A sample of juvenile salmon captured in early May found that 97 percent were infected with C shasta, a parasite known to kill salmon en masse. In the first two weeks of that month, the Yurok reported that 70 percent of the salmon found in their traps were dead.
Water shortfalls are also proving deadly for the birds that live in the Lower Klamath and Tule Lake National Wildlife Refuges. When farmers see water shortfalls, so do the wetlands.
“When a bad year comes along, it’s a bad year for the farmers. It’s a bad year for fish. It’s a bad year for birds,” Mount said. “This is one of the most important areas for the Pacific flyways.”
Amid water shortfalls last year, the warm, stagnant water in the marshes fostered the growth of the bacteria which produces avian botulism. The disease killed more than 60,000 ducks and shorebirds, according to one estimate.
This year, a devastating drought has once again left birds at risk of an outbreak. These overlapping crises are stirring up conflict in the Klamath Basin, one that reflects the rise of far-right extremism in the US.
In May, irrigators belonging to the People’s Rights Oregon, Dan Nielsen and Grant Knoll, bought land next to the headgates of the Klamath Project’s primary canal. People have planted protest signs, hosted conspiracy theorists and flown Trump 2024 flags.
Asked if they were planning a repeat of 2001 — a year that saw federal marshal intervention and threats of armed insurrection, Nielsen told Jefferson Public Radio: “We’re gonna do what we gotta do.”
Despite the looming threat of violence, conflict is not inevitable. Water scarcity is becoming the new normal in the US west, with multiple watersheds coping with extreme drought this year and chronically dry conditions for decades.
The key to managing that scarcity, in Mount’s view, is expecting it and planning for it.
“What’s lacking [in the Klamath Basin] is a good and durable plan that everyone has signed onto, even if they’ve signed onto it reluctantly,” Mount said. “And that’s still elusive in that basin.”
What that plan should entail is another point of contention and proposed solutions spark varying levels of controversy. Most agree about the need to restore salmon habitat along tributaries to the Klamath River. Fish populations will likely get a boost from removal of four dams along the Klamath River, which is expected to be completed by 2024.

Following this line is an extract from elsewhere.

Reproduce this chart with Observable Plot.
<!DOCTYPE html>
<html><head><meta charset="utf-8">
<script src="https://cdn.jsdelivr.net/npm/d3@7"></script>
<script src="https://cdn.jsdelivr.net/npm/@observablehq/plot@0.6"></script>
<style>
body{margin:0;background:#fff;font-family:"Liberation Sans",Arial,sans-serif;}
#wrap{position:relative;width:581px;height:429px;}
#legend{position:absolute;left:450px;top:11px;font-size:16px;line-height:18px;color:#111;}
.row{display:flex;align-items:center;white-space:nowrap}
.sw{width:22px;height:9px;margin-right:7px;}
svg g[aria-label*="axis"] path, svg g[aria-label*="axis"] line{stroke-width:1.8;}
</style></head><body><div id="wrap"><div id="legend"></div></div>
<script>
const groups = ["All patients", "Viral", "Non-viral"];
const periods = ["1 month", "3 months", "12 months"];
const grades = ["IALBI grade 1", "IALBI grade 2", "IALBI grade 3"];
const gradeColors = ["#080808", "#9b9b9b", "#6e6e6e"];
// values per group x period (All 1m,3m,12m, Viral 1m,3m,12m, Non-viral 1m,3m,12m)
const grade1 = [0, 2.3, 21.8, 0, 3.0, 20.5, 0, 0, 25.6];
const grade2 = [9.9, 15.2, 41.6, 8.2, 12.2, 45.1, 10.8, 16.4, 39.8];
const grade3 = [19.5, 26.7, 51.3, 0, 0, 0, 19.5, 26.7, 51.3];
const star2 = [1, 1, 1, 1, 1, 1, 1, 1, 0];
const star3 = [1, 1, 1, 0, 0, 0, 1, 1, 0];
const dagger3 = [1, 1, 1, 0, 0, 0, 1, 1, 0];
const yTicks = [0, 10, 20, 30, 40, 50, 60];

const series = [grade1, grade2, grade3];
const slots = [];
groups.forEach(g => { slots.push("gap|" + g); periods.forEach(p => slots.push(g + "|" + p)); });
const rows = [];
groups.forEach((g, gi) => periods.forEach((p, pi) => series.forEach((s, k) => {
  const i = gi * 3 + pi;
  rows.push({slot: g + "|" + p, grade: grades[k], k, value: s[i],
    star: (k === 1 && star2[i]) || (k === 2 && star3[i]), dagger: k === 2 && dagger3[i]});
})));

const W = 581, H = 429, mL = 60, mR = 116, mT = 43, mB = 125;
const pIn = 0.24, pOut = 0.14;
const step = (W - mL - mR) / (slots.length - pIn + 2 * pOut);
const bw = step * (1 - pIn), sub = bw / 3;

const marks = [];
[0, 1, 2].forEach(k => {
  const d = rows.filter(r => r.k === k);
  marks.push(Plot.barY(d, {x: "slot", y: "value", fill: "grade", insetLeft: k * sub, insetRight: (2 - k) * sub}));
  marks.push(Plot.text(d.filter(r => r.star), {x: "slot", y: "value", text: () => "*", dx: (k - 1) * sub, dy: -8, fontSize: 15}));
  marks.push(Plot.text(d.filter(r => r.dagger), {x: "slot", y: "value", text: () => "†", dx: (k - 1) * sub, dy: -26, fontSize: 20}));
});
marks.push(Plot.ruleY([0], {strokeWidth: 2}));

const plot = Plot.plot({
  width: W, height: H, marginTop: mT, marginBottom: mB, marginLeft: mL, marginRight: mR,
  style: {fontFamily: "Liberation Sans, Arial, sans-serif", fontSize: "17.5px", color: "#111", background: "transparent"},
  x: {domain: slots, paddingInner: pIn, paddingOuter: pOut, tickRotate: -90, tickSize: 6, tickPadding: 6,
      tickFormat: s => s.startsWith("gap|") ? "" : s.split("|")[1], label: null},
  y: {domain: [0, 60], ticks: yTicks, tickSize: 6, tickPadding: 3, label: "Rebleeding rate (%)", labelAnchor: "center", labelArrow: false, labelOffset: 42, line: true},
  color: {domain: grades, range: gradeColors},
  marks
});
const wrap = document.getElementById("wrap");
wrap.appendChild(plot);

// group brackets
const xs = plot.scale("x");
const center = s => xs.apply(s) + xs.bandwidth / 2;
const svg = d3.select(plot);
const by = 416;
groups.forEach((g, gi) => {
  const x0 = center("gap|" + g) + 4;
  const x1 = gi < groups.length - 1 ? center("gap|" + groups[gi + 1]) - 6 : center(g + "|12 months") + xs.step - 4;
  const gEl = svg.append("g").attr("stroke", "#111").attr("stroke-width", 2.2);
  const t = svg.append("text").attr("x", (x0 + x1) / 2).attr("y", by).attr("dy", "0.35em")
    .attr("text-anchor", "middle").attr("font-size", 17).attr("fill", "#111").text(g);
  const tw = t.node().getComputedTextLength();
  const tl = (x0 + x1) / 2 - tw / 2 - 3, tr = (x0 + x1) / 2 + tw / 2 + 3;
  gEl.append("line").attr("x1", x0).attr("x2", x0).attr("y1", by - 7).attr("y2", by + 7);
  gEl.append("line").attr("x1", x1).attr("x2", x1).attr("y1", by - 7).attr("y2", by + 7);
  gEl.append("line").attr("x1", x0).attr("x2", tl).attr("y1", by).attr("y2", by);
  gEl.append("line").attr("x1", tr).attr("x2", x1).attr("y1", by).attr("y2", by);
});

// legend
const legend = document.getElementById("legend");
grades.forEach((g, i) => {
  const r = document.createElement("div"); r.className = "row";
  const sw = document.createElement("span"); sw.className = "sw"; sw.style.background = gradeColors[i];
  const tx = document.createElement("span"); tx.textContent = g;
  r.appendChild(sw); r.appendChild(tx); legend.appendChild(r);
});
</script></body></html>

Then, there are the more fundamental — and controversial — proposals, like overhauling the bureau and taking agricultural land out of production.
Mount believes the solution will inevitably include some combination of these ideas and will require stakeholders in the conflict to find common ground.
“There are too many people in the water business whose goal is to defeat someone else, and that is viewed as progress if they have stopped something bad from happening,” he said. “It’s not progress until you get something good to happen.”
Ryan Loughlin contributed reporting to this story.